WITH livestock farmers reporting a focus on grassland utilisation in 2018, the benefits of electric fencing systems need to be assessed and the long term financial and performance gains should be considered.
“The set up costs are obviously much lower with an electric fence than a traditional permanent fence – around 90p/metre compared to £6-8/metre for posts, stock netting and barbed wire – however, this is far from the only reason farmers should consider electric fencing options,” says Rob Massey, pictured, Managing Director of Tru-Test, which markets PEL electric fencing systems and distributes products to over 100 countries throughout the world across four key brands.

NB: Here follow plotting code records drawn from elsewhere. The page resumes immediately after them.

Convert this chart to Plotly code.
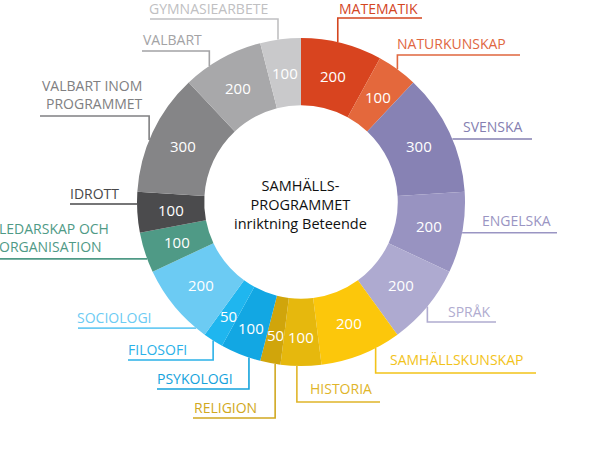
import math
import plotly.graph_objects as go

# ---- data ----
subjects = ["MATEMATIK", "NATURKUNSKAP", "SVENSKA", "ENGELSKA", "SPRÅK",
            "SAMHÄLLSKUNSKAP", "HISTORIA", "RELIGION", "PSYKOLOGI", "FILOSOFI",
            "SOCIOLOGI", "LEDARSKAP OCH<br>ORGANISATION", "IDROTT",
            "VALBART INOM<br>PROGRAMMET", "VALBART", "GYMNASIEARBETE"]
points = [200, 100, 300, 200, 200, 200, 100, 50, 100, 50, 200, 100, 100, 300, 200, 100]
center_title = "SAMHÄLLS-<br>PROGRAMMET<br>inriktning Beteende"

# ---- style ----
slice_colors = ["#d8441f", "#e4683c", "#8782b4", "#9893c1", "#aeaad0",
                "#fcc70b", "#e6b80d", "#d0a50b", "#12a7e3", "#1fb6ef",
                "#6ccbf3", "#4f9a86", "#4b4b4d", "#858587", "#a8a8aa", "#c9c9cb"]
label_colors = ["#d4461f", "#e0673f", "#857fb1", "#9a95c3", "#b0acd0",
                "#f2c31a", "#e0b52a", "#d1a820", "#15a3dc", "#2bb1e8",
                "#6ccbf3", "#4f9a86", "#48484a", "#808082", "#a3a3a5", "#c0c0c2"]

W, H = 607, 450
CX, CY, R = 301, 202, 164
HOLE = 0.59
FONT = "Open Sans"

# label layout: (kind, anchor fraction within slice, elbow y, far x, text x, text y, text anchor)
label_layout = [
    ("v", 0.45, 18, 422, 339, 8, "left"),
    ("v", 0.50, 55, 520, 397, 43, "left"),
    ("h", 0.56, None, 532, 463, 126, "left"),
    ("h", 0.50, None, 557, 482, 220, "left"),
    ("v", 0.50, 322, 496, 448, 311, "left"),
    ("v", 0.31, 373, 536, 390, 359, "left"),
    ("v", 0.60, 402, 380, 310, 388, "left"),
    ("v", 0.26, 418, 193, 194, 407, "left"),
    ("v", 0.285, 389, 157, 157, 378, "left"),
    ("v", 0.50, 360, 128, 128, 349, "left"),
    ("h", 0.13, None, 78, 77, 317, "left"),
    ("h", 0.34, None, 0, -1, 238, "left"),
    ("h", 0.70, None, 70, 70, 193, "left"),
    ("v", 0.43, 116, 40, 143, 94.5, "right"),
    ("v", 0.32, 51, 142, 143, 39, "left"),
    ("v", 0.44, 19, 150, 149, 8.5, "left"),
]


def px(x):
    return x / W


def py(y):
    return 1 - y / H


fig = go.Figure()
fig.add_trace(go.Pie(
    labels=subjects,
    values=points,
    textinfo="none",
    sort=False,
    direction="clockwise",
    rotation=0,
    hole=HOLE,
    marker=dict(colors=slice_colors, line=dict(width=0)),
    hoverinfo="skip",
    showlegend=False,
    domain=dict(x=[px(CX - R), px(CX + R)], y=[py(CY + R), py(CY - R)]),
))

total = sum(points)
r_mid = R * (1 + HOLE) / 2
cum = 0
shapes = []
annotations = []
for name, val, col, lay in zip(subjects, points, label_colors, label_layout):
    kind, frac, ey, fx, tx, ty, anchor = lay
    # value label at the middle of the slice
    mid = math.radians((cum + val / 2) / total * 360)
    rr = r_mid + (5 if val <= 100 and 150 < math.degrees(mid) < 230 else 0)
    annotations.append(dict(text=str(val), x=px(CX + rr * math.sin(mid)),
                            y=py(CY - rr * math.cos(mid)), xref="paper", yref="paper",
                            xanchor="center", yanchor="middle", showarrow=False,
                            borderpad=0, font=dict(family=FONT, size=15, color="white")))
    # leader line
    ang = math.radians((cum + frac * val) / total * 360)
    cum += val
    ax = CX + R * math.sin(ang)
    ay = CY - R * math.cos(ang)
    if kind == "v":
        path = f"M {px(ax)},{py(ay)} L {px(ax)},{py(ey)} L {px(fx)},{py(ey)}"
    else:
        path = f"M {px(ax)},{py(ay)} L {px(fx)},{py(ay)}"
    shapes.append(dict(type="path", xref="paper", yref="paper", path=path,
                       line=dict(color=col, width=1.6)))
    annotations.append(dict(text=name, x=px(tx), y=py(ty), xref="paper", yref="paper",
                            xanchor=anchor, yanchor="middle", align=anchor,
                            showarrow=False, borderpad=0, borderwidth=0,
                            font=dict(family=FONT, size=14, color=col)))

annotations.append(dict(text=center_title, x=px(CX - 1), y=py(204), xref="paper", yref="paper",
                        xanchor="center", yanchor="middle", align="center",
                        showarrow=False, borderpad=0,
                        font=dict(family=FONT, size=14.5, color="#111111")))

fig.update_layout(
    width=W, height=H, autosize=False,
    margin=dict(l=0, r=0, t=0, b=0),
    paper_bgcolor="white", plot_bgcolor="white",
    shapes=shapes, annotations=annotations,
)

fig.write_html("out.html", config={"displayModeBar": False},
               post_script="document.body.style.margin='0';")
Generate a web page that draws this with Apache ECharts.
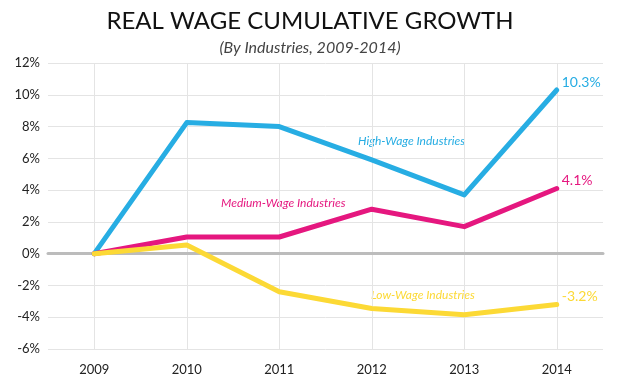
<!DOCTYPE html>
<html><head><meta charset="utf-8">
<script src="https://cdn.jsdelivr.net/npm/echarts@6/dist/echarts.min.js"></script>
<style>html,body{margin:0;padding:0;background:#fff}#c{width:620px;height:385px}</style>
</head><body><div id="c"></div>
<script>
const years = ['2009','2010','2011','2012','2013','2014'];
const highWage = [0, 8.25, 8.0, 5.9, 3.7, 10.3];
const mediumWage = [0, 1.05, 1.05, 2.8, 1.7, 4.1];
const lowWage = [0, 0.55, -2.4, -3.45, -3.85, -3.2];
const yTicks = {min: -6, max: 12, interval: 2};
const FONT = 'Lato, "Open Sans", sans-serif';
const C_HIGH = '#27ADE3', C_MED = '#E5177F', C_LOW = '#FCD935';

const chart = echarts.init(document.getElementById('c'));
function line(name, data, color) {
  return {
    name, type: 'line', data, symbol: 'none', smooth: false,
    lineStyle: {color, width: 5, cap: 'round', join: 'round'},
    itemStyle: {color},
    endLabel: {show: true, formatter: p => p.value + '%', color, fontFamily: FONT, fontSize: 14, distance: 5, offset: [0, -8]},
    z: name === 'Low' ? 3 : 2
  };
}
chart.setOption({
  animation: false,
  title: [
    {text: 'REAL WAGE CUMULATIVE GROWTH', left: 'center', top: 4, textStyle: {fontFamily: FONT, fontSize: 24, fontWeight: 'normal', color: '#111'}},
    {text: '(By Industries, 2009-2014)', left: 'center', top: 35, textStyle: {fontFamily: FONT, fontSize: 16, fontStyle: 'italic', fontWeight: 'normal', color: '#444'}}
  ],
  grid: {left: 48, right: 17, top: 63, bottom: 36},
  xAxis: {
    type: 'category', data: years, boundaryGap: true,
    axisLine: {show: true, onZero: true, lineStyle: {color: '#bcbcbc', width: 3}},
    axisTick: {show: false, alignWithLabel: true},
    splitLine: {show: true, alignWithLabel: true, lineStyle: {color: '#e4e4e4', width: 1}},
    axisLabel: {fontFamily: FONT, fontSize: 13, color: '#222', margin: 14}
  },
  yAxis: {
    type: 'value', min: yTicks.min, max: yTicks.max, interval: yTicks.interval,
    axisLine: {show: false}, axisTick: {show: false},
    splitLine: {lineStyle: {color: '#e4e4e4', width: 1}},
    axisLabel: {formatter: '{value}%', fontFamily: FONT, fontSize: 13, color: '#222', margin: 8}
  },
  series: [line('High', highWage, C_HIGH), line('Medium', mediumWage, C_MED), line('Low', lowWage, C_LOW)],
  graphic: [
    {type: 'text', left: 358, top: 135, style: {text: 'High-Wage Industries', fill: C_HIGH, font: 'italic 12px ' + FONT}},
    {type: 'text', left: 221, top: 197, style: {text: 'Medium-Wage Industries', fill: C_MED, font: 'italic 12px ' + FONT}},
    {type: 'text', left: 371, top: 289, style: {text: 'Low-Wage Industries', fill: C_LOW, font: 'italic 12px ' + FONT}}
  ]
});
</script></body></html>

“There are significant gains to be made in terms of grassland utilisation. Electric fencing allows stocking rates to be increased because grazing can be managed much more effectively.
“Being able to move a fence, quickly and easily, as seasonal growing conditions change, means you are much more likely to graze grass at the optimum time.
“This particularly applies to ryegrasses that have a short window for optimum regrowth. If ryegrass is grazed with less than two leaves, the plant suffers significantly – affecting vigour and growth. If you wait and graze with more than three leaves, the productively of the plant is compromised as lower leaves are overshadowed.
“Having a grazing system that allows you to manage this effectively will significantly influence the productivity of that grassland, allowing you to potentially double stocking rates in some cases, increasing productivity per hectare by up to 60 per cent. It will also impact on the on-going management of the grass crop – for example, the amount of nitrogen needed by monitoring the grazing platform.”